Published This article is more than 2 years old.

YouTube has gotten very good at figuring out when people upload copyrighted material to the video-streaming site, and taking things down. Its program, Content ID, matches videos from the site against a database of video uploaded by content owners. If there’s a match, YouTube will move to take that video down. But what if you upload a video in a video?

An ingenious pirate, going by the name Thuy Pham on YouTube, managed to embed the entirety of the 1995 classic Clueless inside a 360-degree video. At first, it seems like you’re just watching the Alicia Silverstone vehicle as you would any other video on YouTube—albeit slightly sped-up—but if you move the video around, you’ll see that it’s actually injected into what appears to be some sort of dance studio, replete with three women facing away from the movie.
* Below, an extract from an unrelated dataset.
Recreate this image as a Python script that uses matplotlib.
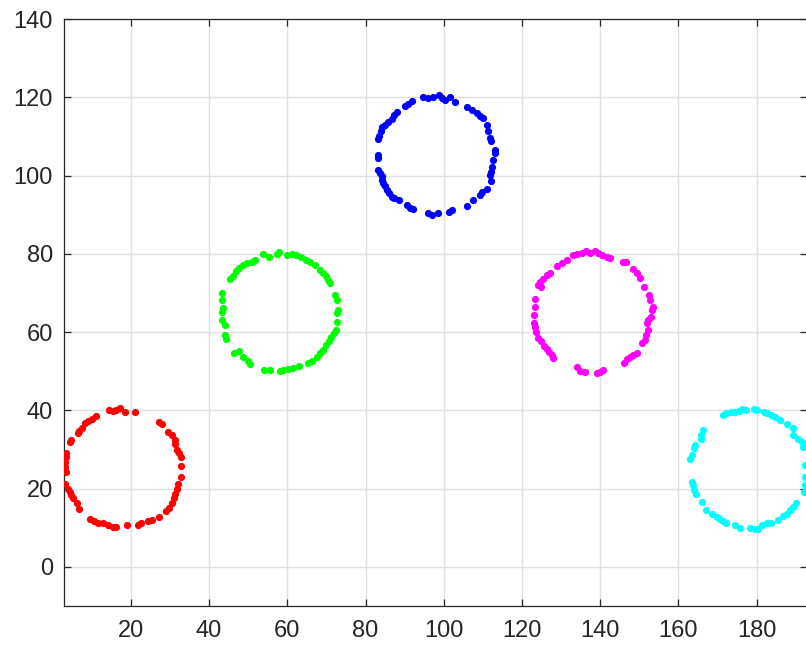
import matplotlib
matplotlib.use("Agg")
import matplotlib.pyplot as plt

# five noisy rings of points, one per cluster
red_x = [14.4, 15.5, 16.3, 17.2, 18.5, 21.0, 11.2, 10.1, 9.1, 8.2, 7.4, 6.7, 6.4, 4.8, 4.4,
         3.5, 3.3, 3.1, 3.1, 3.3, 3.1, 3.8, 4.4, 4.8, 5.3, 6.1, 6.8, 9.5, 10.6, 11.6, 12.9,
         14.2, 15.5, 16.3, 18.9, 21.9, 22.7, 24.4, 25.3, 27.2, 29.1, 29.7, 30.4, 31.0, 31.2,
         31.7, 32.1, 32.8, 32.8, 32.8, 32.3, 31.9, 31.3, 31.4, 30.4, 29.6, 28.0, 27.2]
red_y = [40.1, 39.9, 40.1, 40.5, 39.6, 39.6, 38.6, 37.8, 37.3, 36.7, 35.5, 34.7, 34.1, 32.4, 32.0,
         29.2, 28.1, 26.8, 25.6, 24.3, 21.3, 20.0, 19.2, 18.3, 17.5, 16.2, 14.9, 12.2, 11.7, 11.3, 11.1,
         10.7, 10.2, 10.1, 10.7, 10.8, 11.1, 11.7, 11.9, 12.8, 14.2, 15.1, 16.2, 17.5, 18.7,
         20.0, 21.3, 23.0, 25.8, 28.1, 29.0, 29.8, 31.3, 32.4, 33.7, 34.4, 36.4, 36.9]

green_x = [53.8, 55.4, 57.3, 57.9, 60.0, 61.1, 62.2, 63.4, 64.9, 65.8, 67.1, 68.3, 69.2, 70.0,
           70.5, 70.9, 51.7, 50.9, 49.6, 48.6, 47.7, 47.0, 46.2, 45.3, 43.4, 43.2, 43.6, 43.2,
           43.2, 44.0, 44.0, 44.3, 46.3, 47.7, 48.7, 50.0, 50.4, 54.0, 55.5, 58.1, 59.0, 60.2,
           61.5, 63.0, 65.3, 66.2, 67.5, 68.3, 69.2, 70.0, 70.7, 71.3, 71.9, 72.4, 72.6, 72.2,
           72.6, 73.0, 72.6]
green_y = [80.0, 79.3, 80.0, 80.5, 79.7, 80.0, 79.7, 79.3, 78.4, 77.8, 77.2, 75.9, 75.0, 74.2,
           73.3, 72.5, 78.4, 78.0, 77.6, 77.2, 76.3, 75.5, 74.3, 73.5, 69.9, 68.2, 66.1, 65.2,
           63.1, 61.8, 59.3, 58.2, 54.7, 55.2, 53.7, 52.7, 51.8, 50.3, 50.3, 50.1, 50.3, 50.5,
           50.7, 51.3, 52.0, 52.7, 53.7, 54.6, 55.4, 56.7, 57.6, 58.8, 59.7, 60.5, 62.7, 69.5,
           68.2, 65.6, 65.0]

blue_x = [94.8, 96.0, 97.3, 98.8, 99.6, 100.3, 101.6, 102.9, 91.8, 90.9, 90.1, 88.0, 87.3, 86.7,
          85.8, 85.0, 84.3, 84.0, 83.4, 83.3, 83.3, 83.1, 83.3, 83.7, 84.1, 84.3, 84.5, 85.1,
          85.4, 86.0, 86.7, 87.3, 88.5, 90.5, 91.4, 92.2, 95.9, 97.1, 98.6, 101.3, 102.2, 105.9,
          107.6, 109.3, 109.7, 111.0, 112.1, 111.8, 112.1, 112.4, 112.7, 113.1, 113.0, 112.2,
          111.8, 111.2, 111.0, 110.1, 109.3, 108.4, 107.3, 105.9]
blue_y = [120.0, 119.8, 120.0, 120.5, 119.8, 119.4, 120.0, 118.8, 119.1, 118.3, 117.7, 116.2,
          115.4, 114.5, 113.8, 113.0, 112.3, 111.3, 110.0, 109.4, 105.3, 104.4, 101.5, 100.6,
          99.8, 98.9, 98.1, 97.2, 96.3, 95.5, 94.6, 94.2, 93.8, 92.5, 91.8, 91.5, 90.4, 90.0,
          90.5, 90.8, 91.2, 92.1, 93.8, 95.1, 95.9, 96.6, 98.5, 100.2, 100.9, 102.3, 104.0,
          105.7, 106.6, 108.9, 109.6, 111.3, 113.0, 114.7, 115.1, 115.9, 116.8, 117.4]

magenta_x = [133.1, 134.2, 135.3, 136.4, 137.4, 138.7, 139.5, 140.6, 141.7, 142.5, 131.4, 130.2,
             128.9, 127.2, 126.3, 125.5, 124.6, 124.2, 125.0, 123.3, 123.3, 123.1, 123.1, 123.3,
             123.6, 124.2, 125.0, 125.6, 126.3, 127.0, 127.6, 128.0, 134.2, 134.8, 136.1, 139.1,
             140.0, 140.8, 146.1, 146.8, 147.6, 148.5, 149.3, 150.6, 151.5, 151.7, 152.3, 151.9,
             152.3, 152.9, 153.2, 153.4, 152.7, 152.6, 151.2, 150.2, 149.3, 148.5, 146.6, 145.9]
magenta_y = [79.7, 80.0, 80.3, 80.6, 80.3, 80.6, 80.1, 79.7, 79.3, 78.9, 78.4, 77.6, 76.9, 75.0,
             74.6, 73.5, 72.9, 72.0, 71.4, 68.4, 66.5, 64.4, 62.2, 61.2, 60.1, 58.4, 57.6, 56.4,
             55.8, 55.0, 54.1, 53.3, 51.0, 50.1, 49.9, 49.6, 49.9, 50.3, 52.0, 53.0, 53.7, 54.1,
             54.7, 57.1, 58.0, 59.2, 60.5, 62.2, 63.1, 63.9, 65.6, 66.5, 68.2, 69.5, 71.6, 73.7,
             75.0, 76.0, 77.8, 78.0]

cyan_x = [171.3, 172.3, 173.4, 174.5, 175.6, 176.4, 177.4, 179.3, 180.2, 181.9, 182.7, 183.8,
          184.7, 186.0, 187.7, 189.2, 189.4, 190.7, 191.5, 192.0, 166.4, 165.9, 165.7, 164.2,
          164.0, 163.4, 163.1, 163.6, 163.8, 164.0, 164.5, 166.0, 167.1, 168.5, 169.8, 170.6,
          171.5, 172.3, 174.5, 175.7, 178.3, 179.6, 180.4, 181.5, 182.7, 183.8, 185.5, 186.8,
          187.7, 188.5, 189.4, 190.2, 192.4, 192.4, 192.4, 192.1]
cyan_y = [38.8, 39.2, 39.5, 39.6, 39.8, 40.3, 40.1, 40.3, 40.1, 39.5, 39.2, 38.8, 38.4, 37.5,
          36.4, 35.4, 33.8, 32.6, 32.0, 30.7, 34.9, 33.7, 32.6, 31.1, 30.3, 28.6, 27.5, 21.7,
          20.9, 19.6, 18.5, 16.5, 14.5, 13.6, 12.8, 12.2, 11.7, 11.1, 10.6, 10.0, 10.0, 9.6,
          9.8, 10.6, 11.1, 11.2, 11.9, 13.0, 13.6, 14.5, 15.3, 16.2, 26.0, 23.0, 20.9, 19.2]

clusters = [(red_x, red_y, '#ff0000'), (green_x, green_y, '#00ff00'),
            (blue_x, blue_y, '#0000ff'), (magenta_x, magenta_y, '#ff00ff'),
            (cyan_x, cyan_y, '#00ffff')]

x_ticks = [20, 40, 60, 80, 100, 120, 140, 160, 180]
y_ticks = [0, 20, 40, 60, 80, 100, 120, 140]

plt.rcParams['font.family'] = ['Liberation Sans', 'DejaVu Sans']

fig = plt.figure(figsize=(8.06, 6.45), dpi=100)
ax = fig.add_axes([64 / 806, 39 / 645, 743 / 806, 587 / 645])

for xs, ys, c in clusters:
    ax.plot(xs, ys, linestyle='none', marker='o', markersize=5.2,
            markerfacecolor=c, markeredgewidth=0, zorder=3)

ax.set_xlim(2.9, 192.9)
ax.set_ylim(-10, 140)
ax.set_xticks(x_ticks)
ax.set_yticks(y_ticks)
ax.grid(True, color='#e0e0e0', linewidth=1.0, zorder=0)
ax.set_axisbelow(True)
ax.tick_params(direction='in', length=5, width=0.9, colors='#262626',
               labelsize=17, top=True, right=True)
ax.tick_params(axis='x', pad=10)
ax.tick_params(axis='y', pad=8)
for s in ax.spines.values():
    s.set_color('#262626')
    s.set_linewidth(0.9)

fig.savefig('out.png', dpi=100)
YouTube has since taken down the Clueless video, but Pham has also, for reasons unknown, uploaded the critically panned 2010 Miley Cyrus film The Last Song to the same 360-degree image of a studio:

It’s unclear how long these videos will manage to avoid detection by YouTube’s video police, but at least for now, if you wanted to watch a pair of rom-coms of varying quality, you can.

It’s quite a world away from the virtual-reality cinema that Netflix unveiled last year, but it’s a brilliant way of getting around copyright spotters at least for now.

Update (July 1): YouTube has removed Pham’s hidden Clueless video.